My Two Best Pieces of Advice
Before I sat down to write this piece, I thought about it for awhile. I pondered, what IS the best advice I had ever been given? Now that I’m sitting here ready to put my thoughts out in the open and write this… I still don’t have it narrowed down to one best piece of advice. In fact, I have two. Hence the title. So, here it goes, my best two pieces of advice are: choosing discomfort over resentment and giving thanks, always.
If you’ve read my blogs before, you know that in my adult years, I struggle with anxiety. It is one of the things that I’ve tried to combat, but still live with each day. I talked to a counselor who suggested the book, “The Power of Vulnerability”, by Brene Brown. After purchasing on AudioBooks, I’ve listened to it through, three times. Brene goes into depth about setting boundaries and choosing just a few minutes of discomfort over a lifetime of resentment.

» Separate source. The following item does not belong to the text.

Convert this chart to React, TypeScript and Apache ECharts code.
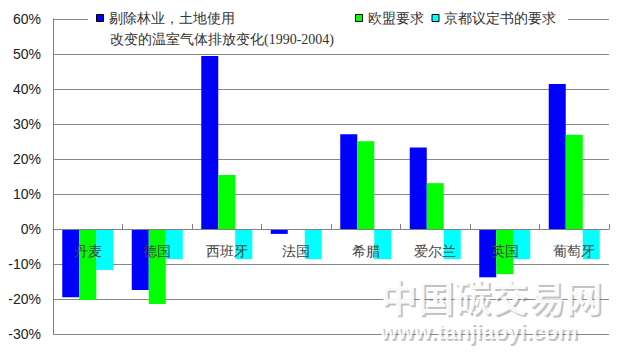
import React, { useEffect, useRef } from "react";
import * as echarts from "echarts";

const categories = ["丹麦", "德国", "西班牙", "法国", "希腊", "爱尔兰", "英国", "葡萄牙"];
const seriesNames = [
  "剔除林业，土地使用改变的温室气体排放变化(1990-2004)",
  "欧盟要求",
  "京都议定书的要求",
];
const excludingForestry = [-19.5, -17.4, 49.4, -1.4, 27.1, 23.3, -13.8, 41.4];
const euRequirement = [-20.3, -21.4, 15.4, 0, 25.1, 13.1, -12.9, 26.9];
const kyotoRequirement = [-11.7, -8.6, -8.6, -8.6, -8.6, -8.6, -8.6, -8.6];
const seriesColors = ["#0000ff", "#00ff00", "#00ffff"];
const yMin = -30;
const yMax = 60;
const yStep = 10;

export default function App() {
  const ref = useRef<HTMLDivElement>(null);

  useEffect(() => {
    document.body.style.margin = "0";
    if (!ref.current) return;
    const chart = echarts.init(ref.current, undefined, { renderer: "svg" });
    const cjk = "serif";
    const legendText = { fontSize: 14, fontFamily: cjk, color: "#333", lineHeight: 16 };
    const data = [excludingForestry, euRequirement, kyotoRequirement];
    const gridTop = 19;
    const gridBottom = 21;
    const gridHeight = 355 - gridTop - gridBottom;
    const zeroOffset = -gridHeight * (0 - yMin) / (yMax - yMin);
    const wmShadow = {
      fill: "rgba(120,120,120,0.45)",
      verticalAlign: "middle" as const,
    };
    const wmFront = {
      fill: "rgba(255,255,255,0.92)",
      verticalAlign: "middle" as const,
    };
    chart.setOption({
      animation: false,
      backgroundColor: "#fff",
      grid: {
        left: 53,
        right: 11,
        top: gridTop,
        bottom: gridBottom,
        containLabel: false,
        outerBoundsMode: "none",
      },
      legend: [
        {
          data: [seriesNames[0]],
          left: 96,
          top: 10,
          padding: 0,
          itemWidth: 7,
          itemHeight: 7,
          icon: "rect",
          itemStyle: { borderColor: "#000", borderWidth: 1 },
          formatter: () => "剔除林业，土地使用",
          textStyle: legendText,
          selectedMode: false,
        },
        {
          data: [seriesNames[1], seriesNames[2]],
          left: 355,
          top: 10,
          padding: 0,
          itemGap: 8,
          itemWidth: 7,
          itemHeight: 7,
          icon: "rect",
          itemStyle: { borderColor: "#000", borderWidth: 1 },
          textStyle: legendText,
          selectedMode: false,
        },
      ],
      xAxis: {
        type: "category",
        data: categories,
        position: "bottom",
        offset: zeroOffset,
        axisLine: { onZero: false, lineStyle: { color: "#808080", width: 1 } },
        axisTick: { show: true, inside: true, length: 5, lineStyle: { color: "#808080" } },
        axisLabel: { margin: 15, fontSize: 14, fontFamily: cjk, color: "#444" },
        splitLine: { show: false },
        z: 5,
      },
      yAxis: {
        type: "value",
        min: yMin,
        max: yMax,
        interval: yStep,
        axisLine: { show: true, lineStyle: { color: "#808080", width: 1 } },
        axisTick: { show: false },
        axisLabel: {
          margin: 12,
          fontSize: 14,
          fontFamily: "Liberation Sans, Arial, sans-serif",
          color: "#222",
          formatter: (v: number) => `${v}%`,
        },
        splitLine: { show: true, lineStyle: { color: "#888", width: 1 } },
      },
      series: seriesNames.map((name, i) => ({
        name,
        type: "bar",
        data: data[i],
        barWidth: 17,
        barGap: "0%",
        itemStyle: { color: seriesColors[i] },
      })),
      graphic: [
        {
          type: "rect",
          shape: { x: 88, y: 8, width: 480, height: 41 },
          style: { fill: "#fff" },
          z: 3,
        },
        {
          type: "text",
          x: 110,
          y: 39,
          z: 10,
          style: {
            text: "改变的温室气体排放变化(1990-2004)",
            font: "14px serif",
            fill: "#333",
            verticalAlign: "middle",
          },
        },
        {
          type: "text",
          x: 382,
          y: 298,
          z: 20,
          style: { ...wmShadow, text: "中国碳交易网", font: "bold 37px 'Noto Sans CJK SC'" },
        },
        {
          type: "text",
          x: 380,
          y: 296,
          z: 21,
          style: { ...wmFront, text: "中国碳交易网", font: "bold 37px 'Noto Sans CJK SC'" },
        },
        {
          type: "text",
          x: 382,
          y: 333,
          z: 20,
          style: {
            ...wmShadow,
            text: "www.tanjiaoyi.com",
            font: "bold 22px 'Liberation Sans', Arial, sans-serif",
          },
        },
        {
          type: "text",
          x: 380,
          y: 331,
          z: 21,
          style: {
            ...wmFront,
            text: "www.tanjiaoyi.com",
            font: "bold 22px 'Liberation Sans', Arial, sans-serif",
          },
        },
      ],
    });
    return () => chart.dispose();
  }, []);

  return <div ref={ref} style={{ width: 620, height: 355 }} />;
}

For example: A friend asks you to a last minute dinner party. When speaking to the friend, you ask if there is anything you can bring, to which they respond, homemade mashed potatoes, enough to feed 15 people. You think: I have two days before the dinner party and the night prior to the dinner party I have a much needed night out with some gal pals. I’ve been looking forward to this night out with the girls for nearly a month. You know in your right mind, there is no way you’re going to be able to go to dinner with friends, work the next day, come home and peel 10+ pounds of potatoes for everyone before the party. So you speak up: “I’ve got a full plate, is there anything else I can bring, because I don’t have much time to prepare?”
Boom. Problem solved. Yes, you may feel awkward because you turned the host down about a huge helping of mashed potatoes, but it resulted in a few minutes of discomfort vs. the opposite of you running around like a chicken with its head cut off, trying to accomplish all the things, while muttering under your breath about the audacity of your friend/host asking you to bring homemade mashed potatoes for 15. Hahaha, I’ve been there! I’ve done this time and again and now, I try to catch myself in the act and set those boundaries, because in the long run, it helps me to not feel crazy.
My second piece of advice is to always give thanks. I need to practice this more than I should because when I do, I feel like a different person. “Thank you for, Lord, for letting me wake up to see another day.” “Thank you for allowing me to breathe and walk and allowing the sun to shine.” “Even though that hurt really bad, thank you for helping me learn how to not treat others.”
So there you have it, my two best pieces of advice. I try to use them both as a personal mantra and I’ll admit, that sometimes I fail. Sometimes I unwittingly choose resentment over discomfort. Sometimes I wake up and I’m not grateful. I’m grumpy because I didn’t get an answer to prayer, it’s raining, I’ve just gotten bad news, or whatever else can happen. We’re HUMAN, folks. That’s the best part of us. There is no perfect way to live our lives, but if I were to share the two most important advices from me to you, these two would be it. Do you have any pieces of advice you’d share? And, if you get a moment, check out Brene Brown, she’s truly one of the greats!